Cycle 59 Operations: Agent Curator

Period: 1663–1898 Cycle theme: The Sulu Zone at Height: Slave Economy, Sovereignty, and the Carpenter Termination Focus: Material culture of the Sulu Zone trade — trepang-processing sites, diving equipment, trade ceramics, the Battle of Bud Dahu site (1906, slightly post-period but contextually relevant), and Sulu royal regalia. Role this cycle: Provenance and material evidence audit Workflow: A (supporting Historian lead)

Findings This Cycle

Object 1: Trepang-Processing Sites (Sulu Sea / Celebes Sea)

  • Claimed identity: Seasonal and semi-permanent settlements for processing sea cucumber (trepang) for the Chinese luxury food market; documented by Warren as nodes of the Sulu Zone trade system
  • Current state: No published systematic archaeological survey; Warren’s documentation is based on historical-ethnographic sources (Spanish reports, trading records), not archaeology
  • Provenance strength: Moderate — historically documented; archaeologically unexcavated
  • Confidence contribution: MEDIUM — the processing sites are a real historical phenomenon but leave no durable material trace that is currently documented in the archaeological record

Object 2: Sulu Royal Regalia (Philippine National Museum)

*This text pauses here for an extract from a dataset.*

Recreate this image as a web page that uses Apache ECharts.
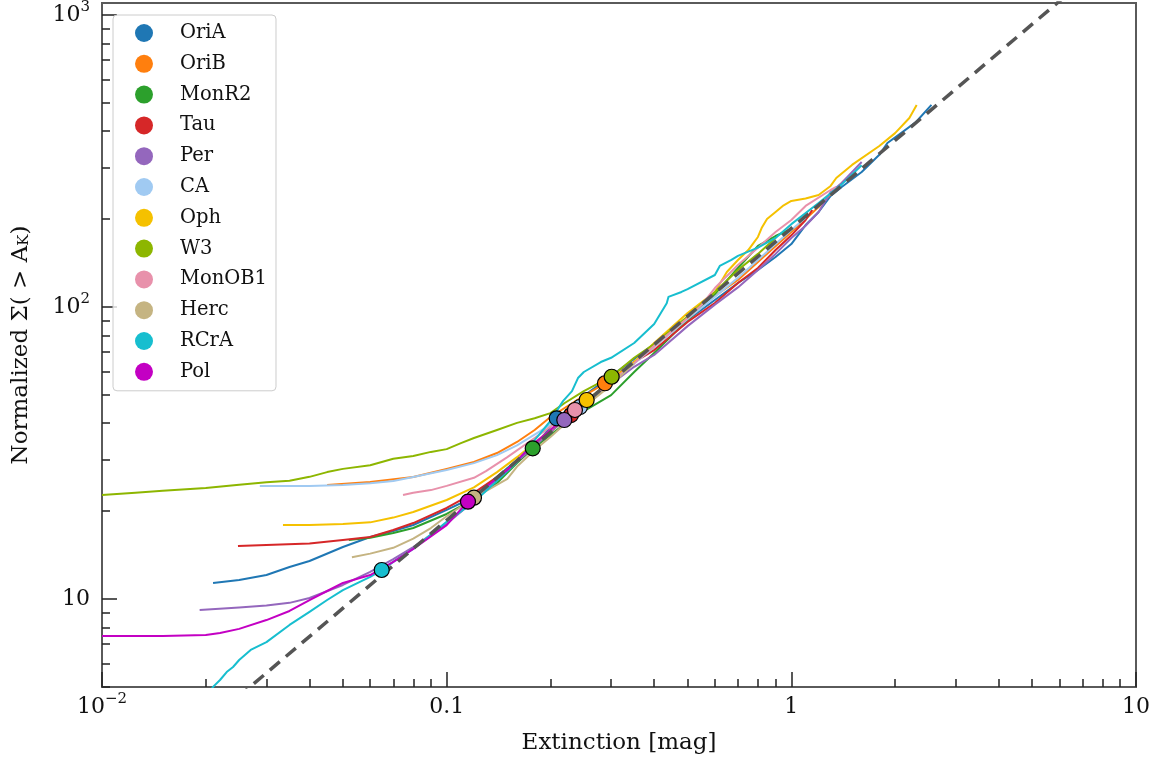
<!DOCTYPE html>
<html><head><meta charset="utf-8">
<script src="https://cdn.jsdelivr.net/npm/echarts@6/dist/echarts.min.js"></script>
<style>html,body{margin:0;padding:0;background:#fff}#c{width:1159px;height:765px}</style>
</head><body><div id="c"></div>
<script>
// ---------------- data ----------------
const regionNames = ['OriA','OriB','MonR2','Tau','Per','CA','Oph','W3','MonOB1','Herc','RCrA','Pol'];
const regionColors = ['#1f77b4','#ff7f0e','#2ca02c','#d62728','#9467bd','#a0caf2','#f5c100','#8db600','#e891ab','#c5b482','#17becf','#c300c3'];

const OriA = [[0.021,11.35],[0.025,11.62],[0.03,12.09],[0.035,12.87],[0.04,13.49],[0.05,15.07],[0.06,16.3],[0.07,17.09],[0.08,17.92],[0.1,20.18],[0.12,22.35],[0.15,28.1],[0.18,33.4],[0.21,41.6],[0.25,49.6],[0.3,58.0],[0.4,74.7],[0.5,90.3],[0.6,105.7],[0.7,120.8],[0.8,133.9],[0.9,148.4],[1.0,164.3],[1.1,190.8],[1.2,211.5],[1.3,240],[1.4,257.6],[1.6,290],[1.8,332],[1.9,364.6],[2.1,397],[2.3,430],[2.55,492]];
const OriB = [[0.045,24.57],[0.06,25.16],[0.08,26.17],[0.1,27.88],[0.12,29.45],[0.14,31.62],[0.16,34.49],[0.18,37.91],[0.2,42.0],[0.25,49.6],[0.288,54.8],[0.35,64.8],[0.4,72.9],[0.5,91.7],[0.6,109.1],[0.7,123.7],[0.8,142.6],[1.0,180.6],[1.2,220],[1.3,243.8],[1.45,276.5]];
const MonR2 = [[0.052,15.92],[0.06,16.2],[0.07,16.83],[0.08,17.5],[0.1,19.55],[0.12,22.0],[0.14,24.97],[0.16,29.2],[0.178,32.8],[0.22,39.7],[0.25,44.0],[0.3,49.9],[0.35,59.9],[0.4,69.6],[0.5,90.3],[0.6,110.7],[0.7,136],[0.8,161.8],[0.9,175],[1.0,185]];
const Tau = [[0.0248,15.19],[0.03,15.3],[0.04,15.5],[0.05,15.92],[0.06,16.3],[0.07,17.23],[0.08,18.2],[0.1,20.5],[0.12,23.1],[0.14,26.17],[0.16,29.45],[0.18,33.68],[0.2,37.3],[0.229,42.7],[0.28,51.5],[0.35,64.8],[0.4,71.2],[0.5,88.9],[0.6,103.2],[0.7,120.8],[0.8,136],[0.9,156.7],[1.0,176],[1.1,198.6],[1.15,214.9]];
const Per = [[0.0192,9.17],[0.025,9.35],[0.03,9.5],[0.035,9.7],[0.04,10.08],[0.05,11.17],[0.06,12.38],[0.07,13.7],[0.08,15.07],[0.1,18.1],[0.12,21.66],[0.15,27.66],[0.18,33.4],[0.219,41.0],[0.25,45.5],[0.3,54.5],[0.35,62.4],[0.4,68.5],[0.5,86.0],[0.6,101.9],[0.7,116.7],[0.8,133.9],[0.9,152],[1.0,172.4],[1.1,189.7],[1.2,211.5],[1.3,247],[1.4,266],[1.6,313.8]];
const CA = [[0.0287,24.4],[0.035,24.4],[0.04,24.4],[0.05,24.57],[0.06,24.9],[0.07,25.36],[0.08,26.17],[0.1,27.66],[0.12,29.2],[0.14,31.1],[0.16,33.6],[0.2,39.5],[0.244,45.45],[0.3,55.0],[0.4,72.9],[0.5,91.0],[0.6,108.3],[0.7,126],[0.8,144.9],[0.9,164.3],[1.0,183.5],[1.1,202.2]];
const Oph = [[0.0335,17.92],[0.04,17.92],[0.05,18.07],[0.06,18.3],[0.07,19.0],[0.08,19.86],[0.1,21.83],[0.12,24.1],[0.14,27.2],[0.16,30.6],[0.2,37.9],[0.255,48.0],[0.3,55.8],[0.35,64.8],[0.4,75.3],[0.5,95.4],[0.6,112.6],[0.65,131.8],[0.7,144.9],[0.75,156.7],[0.78,166.9],[0.8,173.7],[0.82,186.4],[0.85,200.2],[0.9,211.5],[0.95,223],[1.0,230.7],[1.1,235.2],[1.2,242],[1.3,259.8],[1.35,276.5],[1.5,306.6],[1.8,356],[2.0,394],[2.2,444],[2.31,492]];
const W3 = [[0.01,22.7],[0.0125,23.1],[0.015,23.5],[0.02,24.0],[0.025,24.6],[0.03,25.1],[0.035,25.4],[0.04,26.2],[0.045,27.2],[0.05,27.9],[0.06,28.7],[0.07,30.2],[0.08,30.9],[0.09,31.9],[0.1,32.6],[0.11,34.2],[0.12,35.6],[0.14,37.9],[0.16,40.1],[0.18,41.6],[0.2,43.3],[0.22,46.9],[0.25,51.5],[0.3,57.7],[0.35,67.0],[0.4,74.7],[0.5,92.7],[0.6,112.6],[0.7,133.9],[0.8,152],[0.9,172.4]];
const MonOB1 = [[0.0747,22.7],[0.08,23.1],[0.09,23.6],[0.1,24.4],[0.12,26.0],[0.13,27.4],[0.15,30.6],[0.18,35.6],[0.2,38.9],[0.236,44.4],[0.28,52.0],[0.35,64.2],[0.4,73.6],[0.5,91.7],[0.55,101.9],[0.6,116.1],[0.7,139.3],[0.8,159.7],[0.9,180.6],[1.0,198.6],[1.1,221.9],[1.3,251.6],[1.35,257.6]];
const Herc = [[0.0531,13.9],[0.06,14.3],[0.07,14.97],[0.08,16.1],[0.09,17.5],[0.1,19.2],[0.12,22.2],[0.15,25.8],[0.16,28.4],[0.18,32.4],[0.2,35.9],[0.25,45.5],[0.3,54.0],[0.35,64.2]];
const RCrA = [[0.0205,4.8],[0.021,5.0],[0.022,5.28],[0.023,5.62],[0.024,5.85],[0.025,6.18],[0.027,6.69],[0.03,7.12],[0.035,8.15],[0.04,9.03],[0.045,9.92],[0.05,10.73],[0.06,11.9],[0.065,12.57],[0.07,13.4],[0.08,14.85],[0.1,18.4],[0.12,21.5],[0.14,25.4],[0.16,29.45],[0.18,35.0],[0.2,40.7],[0.2175,47.6],[0.231,51.5],[0.2404,57.1],[0.25,59.9],[0.28,64.8],[0.3,67.0],[0.35,75.3],[0.4,87.5],[0.435,103],[0.44,108.3],[0.48,112.6],[0.5,115.2],[0.6,128.7],[0.62,138.2],[0.67,145],[0.7,149.7],[0.8,159.7],[0.9,172.4],[1.0,192.2],[1.2,227],[1.4,263],[1.6,306]];
const Pol = [[0.01,7.47],[0.015,7.47],[0.02,7.53],[0.022,7.65],[0.025,7.9],[0.03,8.47],[0.035,9.1],[0.04,9.92],[0.045,10.65],[0.05,11.35],[0.06,12.08],[0.07,13.4],[0.08,14.85],[0.1,17.9],[0.115,21.5],[0.13,24.2],[0.15,27.66],[0.18,34.2],[0.22,41.7]];

const markerX = [0.2085,0.2879,0.1777,0.2294,0.2194,0.2436,0.2548,0.3011,0.2356,0.1200,0.0648,0.1153];
const markerY = [41.57,54.8,32.81,42.66,41.02,45.45,48.03,57.7,44.39,22.23,12.57,21.54];

const dashX = [0.02, 10];
const dashY = [3.72, 1860];

const xRange = [0.01, 10];
const yRange = [4.996, 1099];
const xMajor = [0.01, 0.1, 1, 10];
const xTickBase = ['10', '0.1', '1', '10'];
const xTickExp = ['\u22122', '', '', ''];
const yMajor = [10, 100, 1000];
const yTickBase = ['10', '10', '10'];
const yTickExp = ['', '2', '3'];
const minorMult = [2,3,4,5,6,7,8,9];

// ---------------- chart ----------------
const curves = [OriA, OriB, MonR2, Tau, Per, CA, Oph, W3, MonOB1, Herc, RCrA, Pol];
const lg = v => Math.log10(v);
const FONT = "'DejaVu Serif', serif";

function minorTicks(majors) {
  const out = [];
  for (let i = 0; i < majors.length - 1; i++) minorMult.forEach(m => out.push(lg(m * majors[i])));
  return out;
}
const yMinorDecades = [1, 10, 100, 1000];
const xMinor = minorTicks(xMajor);
const yMinor = minorTicks(yMinorDecades).filter(v => v > lg(yRange[0]) && v < lg(yRange[1]));

function labelFmt(majors, bases, exps) {
  return function (val) {
    let idx = -1, best = 1e9;
    majors.forEach((m, i) => { const d = Math.abs(lg(m) - val); if (d < best) { best = d; idx = i; } });
    if (idx < 0 || best > 1e-6) return '';
    return '{b|' + bases[idx] + '}' + (exps[idx] ? '{s|' + exps[idx] + '}' : '');
  };
}
const richTick = {
  b: { fontFamily: FONT, fontSize: 22, color: '#111', lineHeight: 30 },
  s: { fontFamily: FONT, fontSize: 15, color: '#111', verticalAlign: 'top', lineHeight: 15 }
};
const tickStyle = { color: '#222', width: 1.5 };
const lineAxis = { show: true, onZero: false, lineStyle: { color: '#5a5a5a', width: 2 } };

const series = curves.map((c, i) => ({
  type: 'line', name: regionNames[i],
  data: c.map(p => [lg(p[0]), lg(p[1])]),
  symbol: 'none', showSymbol: false, clip: true, z: 2,
  lineStyle: { color: regionColors[i], width: 2, join: 'round' },
  itemStyle: { color: regionColors[i] },
  emphasis: { disabled: true }
}));
series.push({
  type: 'line', name: 'fit',
  data: dashX.map((x, i) => [lg(x), lg(dashY[i])]),
  symbol: 'none', clip: true, z: 3,
  lineStyle: { color: '#555', width: 3.5, type: [13, 8] },
  emphasis: { disabled: true }
});
series.push({
  type: 'scatter', name: 'markers',
  data: markerX.map((x, i) => ({ value: [lg(x), lg(markerY[i])], itemStyle: { color: regionColors[i] } })),
  symbolSize: 15, z: 4,
  itemStyle: { borderColor: '#000', borderWidth: 1.2, opacity: 1 },
  emphasis: { disabled: true }
});

const option = {
  animation: false,
  backgroundColor: '#fff',
  grid: { left: 102, right: 23, top: 3, bottom: 78, show: true, borderColor: '#5a5a5a', borderWidth: 2, backgroundColor: 'transparent' },
  legend: {
    orient: 'vertical', left: 113, top: 15,
    padding: [8, 9, 9, 22],
    itemWidth: 18, itemHeight: 18, itemGap: 10.8,
    icon: 'circle', selectedMode: false,
    backgroundColor: 'rgba(255,255,255,0.8)', borderColor: '#cccccc', borderWidth: 1, borderRadius: 4,
    textStyle: { fontFamily: FONT, fontSize: 19.5, color: '#111', padding: [0, 0, 0, 22], lineHeight: 18 },
    data: regionNames.map(n => ({ name: n, icon: 'circle' }))
  },
  xAxis: [
    {
      type: 'value', min: lg(xRange[0]), max: lg(xRange[1]), position: 'bottom',
      axisLine: lineAxis,
      axisTick: { show: true, inside: true, length: 15, customValues: xMajor.map(lg), lineStyle: tickStyle },
      axisLabel: { show: true, customValues: xMajor.map(lg), margin: 5, formatter: labelFmt(xMajor, xTickBase, xTickExp), rich: richTick },
      splitLine: { show: false },
      name: 'Extinction [mag]', nameLocation: 'middle', nameGap: 45,
      nameTextStyle: { fontFamily: FONT, fontSize: 23, color: '#111' }
    },
    {
      type: 'value', min: lg(xRange[0]), max: lg(xRange[1]), position: 'bottom',
      axisLine: { show: false, onZero: false },
      axisTick: { show: true, inside: true, length: 8, customValues: xMinor, lineStyle: tickStyle },
      axisLabel: { show: false }, splitLine: { show: false }
    }
  ],
  yAxis: [
    {
      type: 'value', min: lg(yRange[0]), max: lg(yRange[1]), position: 'left',
      axisLine: lineAxis,
      axisTick: { show: true, inside: true, length: 15, customValues: yMajor.map(lg), lineStyle: tickStyle },
      axisLabel: { show: true, customValues: yMajor.map(lg), margin: 12, formatter: labelFmt(yMajor, yTickBase, yTickExp), rich: richTick },
      splitLine: { show: false },
      name: '{n|Normalized \u03A3( > A}{k|K}{n|)}', nameLocation: 'middle', nameGap: 66, nameRotate: 90,
      nameTextStyle: { rich: {
        n: { fontFamily: FONT, fontSize: 23, color: '#111', lineHeight: 30 },
        k: { fontFamily: FONT, fontSize: 15, color: '#111', verticalAlign: 'bottom', lineHeight: 15, padding: [0, 0, 4, 0] }
      } }
    },
    {
      type: 'value', min: lg(yRange[0]), max: lg(yRange[1]), position: 'left',
      axisLine: { show: false, onZero: false },
      axisTick: { show: true, inside: true, length: 8, customValues: yMinor, lineStyle: tickStyle },
      axisLabel: { show: false }, splitLine: { show: false }
    }
  ],
  series: series
};
series.forEach(s => { s.xAxisIndex = 0; s.yAxisIndex = 0; });
const chart = echarts.init(document.getElementById('c'), null, { renderer: 'canvas' });
chart.setOption(option);
</script>
</body></html>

  • Items: Ceremonial kris (sword), royal standards, court textiles attributed to the Sulu Sultanate
  • Provenance chain: Some items are documented as Sulu royal property transferred to the Philippine government after 1915; provenance for individual items varies
  • Provenance strength: Moderate — royal attribution is generally accepted for major items; individual item-level provenance for some pieces is incomplete
  • Status: Accessible for research at the Philippine National Museum; not fully published in a critical catalogue

Object 3: Battle of Bud Dahu Site (Jolo, March 1906)

  • Historical context: U.S. military assault on a Tausug fortification; approximately 600–1,000 Tausug defenders (men, women, children) killed; one of the most controversial events of the Philippine-American War
  • Site status: Crater site on Mt. Dahu, Jolo; recognized historically; limited formal archaeological survey
  • Provenance strength: Moderate — the event is well-documented in U.S. military records; the site is identifiable; no systematic archaeological excavation published
  • Note: This site is technically post-period (1906) but is the material endpoint of the sovereignty arc traced in this cycle

Object 4: Trade Ceramics

  • Context: Chinese export ceramics circulating in the Sulu Zone as prestige goods and trade medium (reverse flow to trepang/pearls/wax flowing to China)
  • Provenance strength: Moderate — Chinese export ceramics are archaeologically documented at Philippine sites including Sulu area; systematic Sulu-specific site reports are limited
  • Confidence contribution: MEDIUM — corroborates the Sulu–China trade relationship but does not pinpoint specific Sultanate-period court contexts

Handoff

→ Agent-Culinary: Trepang-processing sites are a food-production infrastructure node — the processing method (boiling, drying, smoking) and the Chinese luxury food market demand should be documented as a commodity chain.